____ Provided entries
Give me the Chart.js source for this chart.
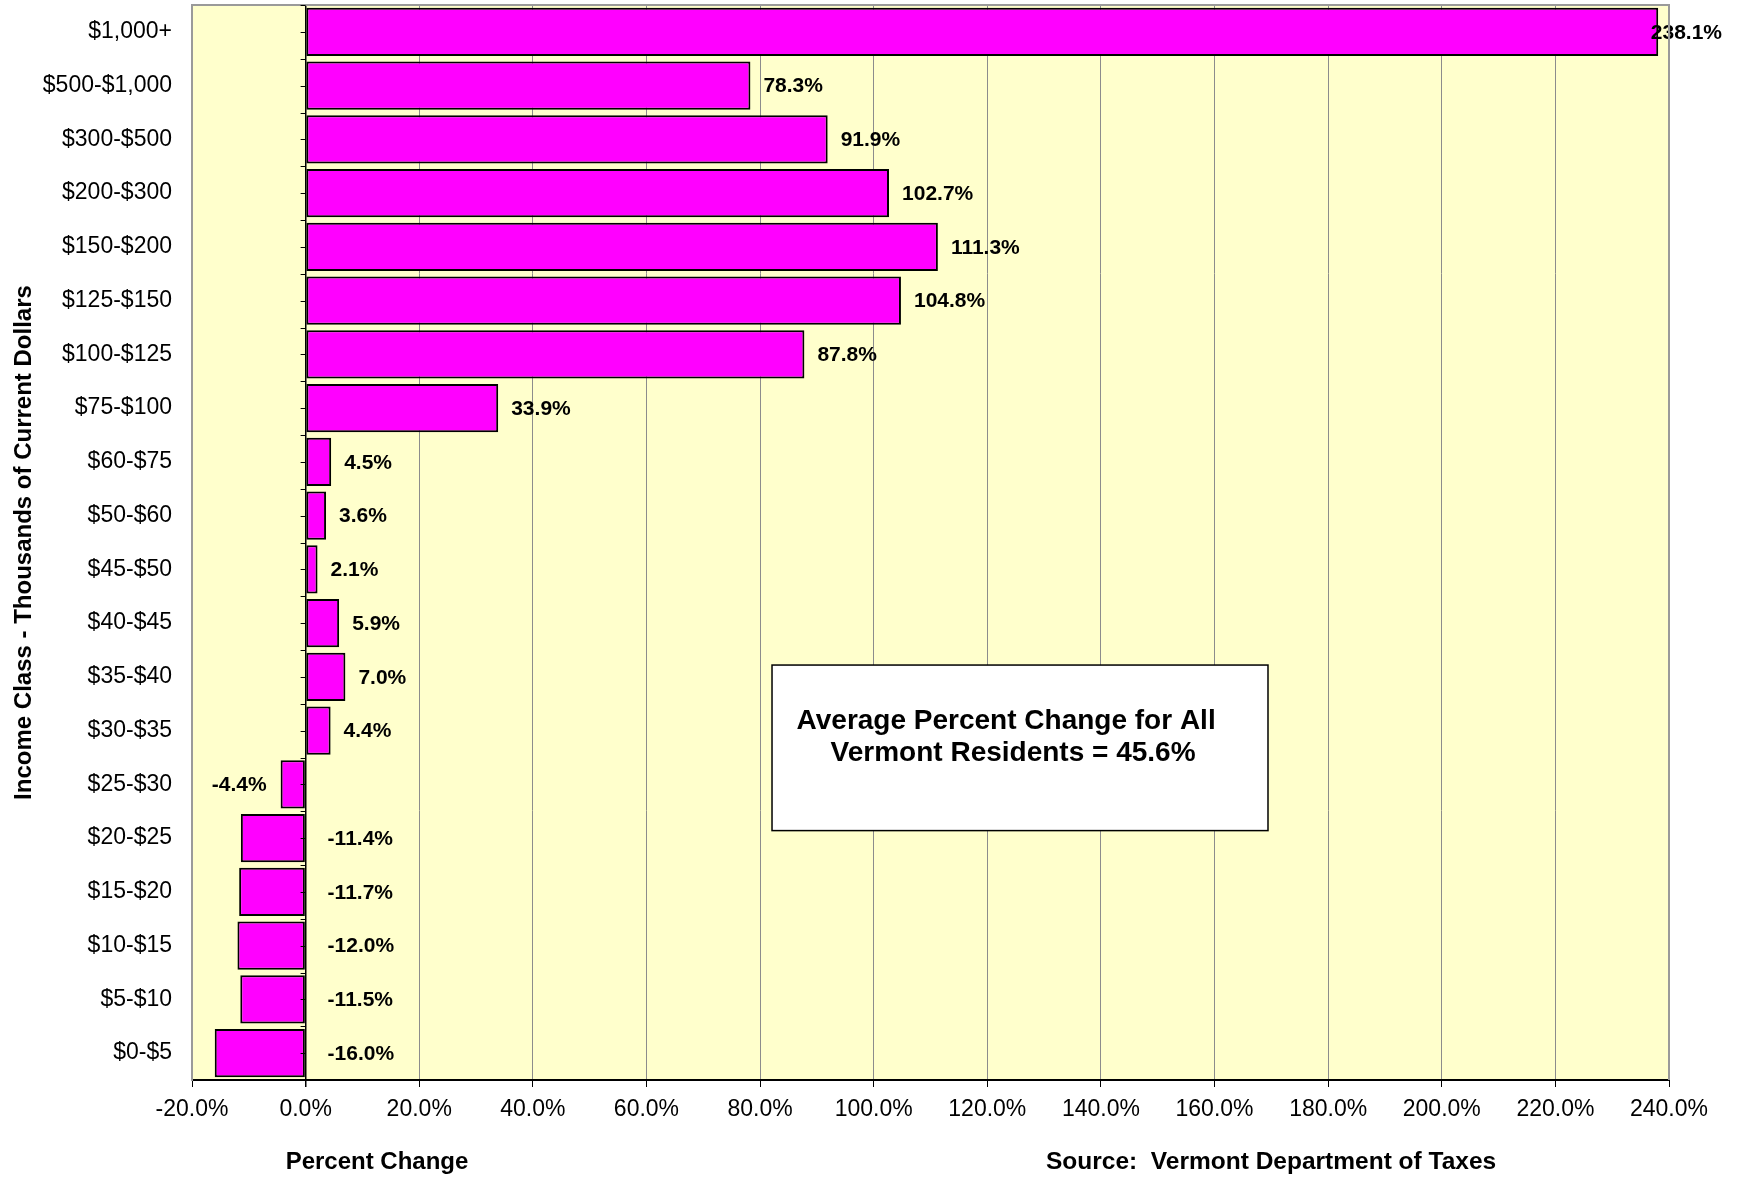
<!DOCTYPE html>
<html>
<head>
<meta charset="utf-8">
<script src="https://cdn.jsdelivr.net/npm/chart.js@4/dist/chart.umd.min.js"></script>
<style>
  body { margin: 0; background: #ffffff; }
</style>
</head>
<body>
<canvas id="incomeChart" width="1739" height="1179"></canvas>
<script>
const incomeClasses = [
    '$1,000+', '$500-$1,000', '$300-$500', '$200-$300', '$150-$200',
    '$125-$150', '$100-$125', '$75-$100', '$60-$75', '$50-$60',
    '$45-$50', '$40-$45', '$35-$40', '$30-$35', '$25-$30',
    '$20-$25', '$15-$20', '$10-$15', '$5-$10', '$0-$5'
];
const percentChange = [
    238.1, 78.3, 91.9, 102.7, 111.3,
    104.8, 87.8, 33.9, 4.5, 3.6,
    2.1, 5.9, 7.0, 4.4, -4.4,
    -11.4, -11.7, -12.0, -11.5, -16.0
];
const xMin = -20, xMax = 240, xStep = 20;
const averageNote = ['Average Percent Change for All', 'Vermont Residents = 45.6%'];
const xTitle = 'Percent Change';
const yTitle = 'Income Class - Thousands of Current Dollars';
const sourceNote = 'Source:  Vermont Department of Taxes';

const FONT = "'Liberation Sans', Arial, sans-serif";

// yellow plot area behind grid and bars
const plotBackground = {
    id: 'plotBackground',
    beforeDraw(chart) {
        const {ctx, chartArea: a} = chart;
        ctx.save();
        ctx.fillStyle = '#FFFFCC';
        ctx.fillRect(a.left, a.top, a.right - a.left, a.bottom - a.top);
        ctx.restore();
    },
    afterDraw(chart) {
        const {ctx, chartArea: a} = chart;
        ctx.save();
        ctx.strokeStyle = '#9a9a9a';
        ctx.lineWidth = 2;
        ctx.beginPath();
        ctx.moveTo(a.left, a.top);
        ctx.lineTo(a.right, a.top);
        ctx.lineTo(a.right, a.bottom);
        ctx.stroke();

        // small ticks on the zero line
        const zero = chart.scales.x.getPixelForValue(0);
        const step = (a.bottom - a.top) / incomeClasses.length;
        ctx.strokeStyle = '#000';
        ctx.lineWidth = 1;
        for (let i = 0; i <= incomeClasses.length * 2; i++) {
            const y = Math.round(a.top + step * i / 2) + 0.5;
            ctx.beginPath();
            ctx.moveTo(zero - 5, y);
            ctx.lineTo(zero, y);
            ctx.stroke();
        }
        ctx.restore();
    }
};

// value labels at bar ends
const barValueLabels = {
    id: 'barValueLabels',
    afterDatasetsDraw(chart) {
        const {ctx} = chart;
        const meta = chart.getDatasetMeta(0);
        const zero = chart.scales.x.getPixelForValue(0);
        ctx.save();
        ctx.font = 'bold 21px ' + FONT;
        ctx.fillStyle = '#000';
        ctx.textBaseline = 'middle';
        ctx.textAlign = 'left';
        meta.data.forEach((bar, i) => {
            const v = percentChange[i];
            const text = v.toFixed(1) + '%';
            const w = ctx.measureText(text).width;
            let x;
            if (v >= 0) {
                x = Math.min(bar.x + 13, chart.width - 17 - w);
            } else if (v > -10) {
                x = bar.x - 14 - w;
            } else {
                x = zero + 22;
            }
            ctx.fillText(text, x, bar.y + 1);
        });
        ctx.restore();
    }
};

// note box and bottom texts
const notes = {
    id: 'notes',
    afterDraw(chart) {
        const {ctx, chartArea: a} = chart;
        const w = a.right - a.left, h = a.bottom - a.top;
        const bx = a.left + w * 0.3927, by = a.top + h * 0.614;
        const bw = w * 0.3358, bh = h * 0.154;
        ctx.save();
        ctx.fillStyle = '#fff';
        ctx.fillRect(bx, by, bw, bh);
        ctx.strokeStyle = '#000';
        ctx.lineWidth = 1.5;
        ctx.strokeRect(bx, by, bw, bh);

        ctx.fillStyle = '#000';
        ctx.textAlign = 'center';
        ctx.textBaseline = 'middle';
        ctx.font = 'bold 28px ' + FONT;
        ctx.fillText(averageNote[0], bx + bw * 0.472, by + bh * 0.34);
        ctx.fillText(averageNote[1], bx + bw * 0.486, by + bh * 0.53);

        ctx.font = 'bold 24px ' + FONT;
        ctx.fillText(xTitle, a.left + 185, chart.height - 17);
        ctx.textAlign = 'left';
        ctx.font = 'bold 24.5px ' + FONT;
        ctx.fillText(sourceNote, a.left + 854, chart.height - 17);
        ctx.restore();
    }
};

new Chart(document.getElementById('incomeChart'), {
    type: 'bar',
    plugins: [plotBackground, barValueLabels, notes],
    data: {
        labels: incomeClasses,
        datasets: [{
            data: percentChange,
            backgroundColor: '#FF00FF',
            borderColor: '#000000',
            borderWidth: 2,
            borderSkipped: false,
            barPercentage: 0.9,
            categoryPercentage: 1.0
        }]
    },
    options: {
        indexAxis: 'y',
        responsive: false,
        devicePixelRatio: 1,
        animation: false,
        layout: {padding: {top: 5, right: 70, left: 0, bottom: 0}},
        plugins: {
            legend: {display: false},
            tooltip: {enabled: false}
        },
        scales: {
            x: {
                min: xMin,
                max: xMax,
                afterFit: (scale) => { scale.height = 99; },
                ticks: {
                    stepSize: xStep,
                    padding: 9,
                    color: '#000',
                    font: {family: FONT, size: 23},
                    callback: (v) => Number(v).toFixed(1) + '%'
                },
                grid: {
                    color: (c) => (c.tick && c.tick.value === 0) ? '#000' : '#8c8c8c',
                    lineWidth: (c) => (c.tick && c.tick.value === 0) ? 1.5 : 1,
                    tickColor: '#000',
                    tickLength: 7
                },
                border: {color: '#000', width: 2}
            },
            y: {
                afterFit: (scale) => {
                    scale.width = 192;
                    scale.paddingTop = 0;
                    scale.paddingBottom = 0;
                },
                ticks: {
                    padding: 20,
                    color: '#000',
                    font: {family: FONT, size: 23}
                },
                grid: {display: false, drawTicks: false},
                border: {color: '#9a9a9a', width: 2},
                title: {
                    display: true,
                    text: yTitle,
                    color: '#000',
                    padding: {top: 10, bottom: 4},
                    font: {family: FONT, size: 24, weight: 'bold'}
                }
            }
        }
    }
});
</script>
</body>
</html>
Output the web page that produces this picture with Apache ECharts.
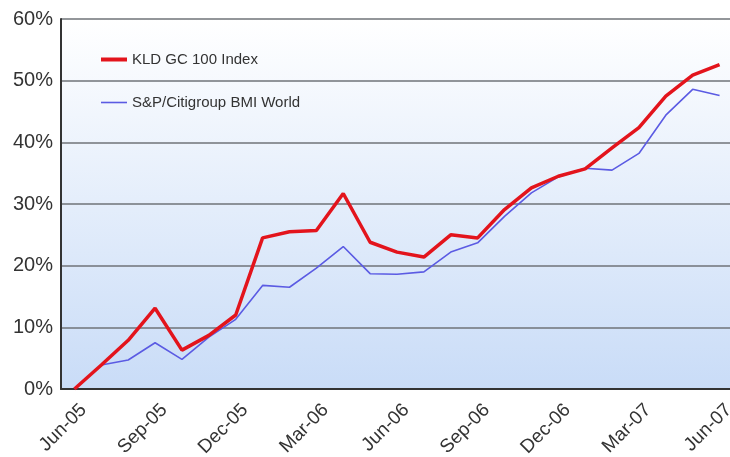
<!DOCTYPE html>
<html><head><meta charset="utf-8">
<script src="https://cdn.jsdelivr.net/npm/echarts@6/dist/echarts.min.js"></script>
<style>html,body{margin:0;padding:0;background:#fff}#c{width:730px;height:457px}</style>
</head><body><div id="c"></div>
<script>
const categories = ['Jun-05','Jul-05','Aug-05','Sep-05','Oct-05','Nov-05','Dec-05','Jan-06','Feb-06','Mar-06','Apr-06','May-06','Jun-06','Jul-06','Aug-06','Sep-06','Oct-06','Nov-06','Dec-06','Jan-07','Feb-07','Mar-07','Apr-07','May-07','Jun-07'];
const kld = [0,3.9,7.9,13.1,6.3,8.7,12.0,24.5,25.5,25.7,31.7,23.8,22.2,21.4,25.0,24.5,29.1,32.6,34.5,35.7,39.1,42.4,47.5,50.9,52.6];
const bmi = [0,3.9,4.7,7.5,4.8,8.4,11.3,16.8,16.5,19.6,23.1,18.7,18.6,19.0,22.2,23.7,28.0,31.8,34.4,35.8,35.5,38.2,44.4,48.6,47.6];
const seriesNames = ['KLD GC 100 Index','S&P/Citigroup BMI World'];
const yTicks = [0,10,20,30,40,50,60];

const chart = echarts.init(document.getElementById('c'), null, {renderer:'canvas'});
chart.setOption({
  animation:false,
  textStyle:{fontFamily:'Liberation Sans, Arial, sans-serif'},
  grid:{left:61, top:19, width:672, height:370, show:true, borderWidth:0, containLabel:false, outerBoundsMode:'none',
    backgroundColor:{type:'linear',x:0,y:0,x2:0,y2:1,colorStops:[{offset:0,color:'#ffffff'},{offset:1,color:'#c9dcf7'}]}},
  legend:{orient:'vertical', left:96, top:47, itemGap:28, itemWidth:26, itemHeight:14,
    textStyle:{fontSize:15, color:'#333', fontFamily:'Liberation Sans, Arial, sans-serif'},
    data:[{name:seriesNames[0], icon:'path://M0 0H26V4H0Z'},{name:seriesNames[1], icon:'path://M0 0H26V1.6H0Z'}]},
  xAxis:{type:'category', data:categories, boundaryGap:true,
    axisLine:{lineStyle:{color:'#333', width:2}},
    axisTick:{show:false},
    axisLabel:{interval:2, rotate:45, fontSize:19, color:'#333', margin:9, verticalAlign:'top', lineHeight:26},
    splitLine:{show:false}},
  yAxis:{type:'value', min:yTicks[0], max:yTicks[yTicks.length-1], interval:10,
    axisLine:{show:true, lineStyle:{color:'#333', width:2}},
    axisTick:{show:false},
    axisLabel:{formatter:'{value}%', fontSize:20, color:'#333', margin:8},
    splitLine:{lineStyle:{color:'#6f7378', width:1.6}}},
  series:[
    {name:seriesNames[0], type:'line', data:kld, symbol:'none', z:3,
      lineStyle:{color:'#e3141c', width:3.5}, itemStyle:{color:'#e3141c'}},
    {name:seriesNames[1], type:'line', data:bmi, symbol:'none', z:2,
      lineStyle:{color:'#5b5be3', width:1.6}, itemStyle:{color:'#5b5be3'}}
  ]
});
</script></body></html>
________
Required work — With the pictures removed from your copy, retype the lines above from the one that contains "Output the web" through the one that contains "const yTicks = [0,10,20,30,40,50,60];", exactly.

Exercise response —
Output the web page that produces this picture with Apache ECharts.
<!DOCTYPE html>
<html><head><meta charset="utf-8">
<script src="https://cdn.jsdelivr.net/npm/echarts@6/dist/echarts.min.js"></script>
<style>html,body{margin:0;padding:0;background:#fff}#c{width:730px;height:457px}</style>
</head><body><div id="c"></div>
<script>
const categories = ['Jun-05','Jul-05','Aug-05','Sep-05','Oct-05','Nov-05','Dec-05','Jan-06','Feb-06','Mar-06','Apr-06','May-06','Jun-06','Jul-06','Aug-06','Sep-06','Oct-06','Nov-06','Dec-06','Jan-07','Feb-07','Mar-07','Apr-07','May-07','Jun-07'];
const kld = [0,3.9,7.9,13.1,6.3,8.7,12.0,24.5,25.5,25.7,31.7,23.8,22.2,21.4,25.0,24.5,29.1,32.6,34.5,35.7,39.1,42.4,47.5,50.9,52.6];
const bmi = [0,3.9,4.7,7.5,4.8,8.4,11.3,16.8,16.5,19.6,23.1,18.7,18.6,19.0,22.2,23.7,28.0,31.8,34.4,35.8,35.5,38.2,44.4,48.6,47.6];
const seriesNames = ['KLD GC 100 Index','S&P/Citigroup BMI World'];
const yTicks = [0,10,20,30,40,50,60];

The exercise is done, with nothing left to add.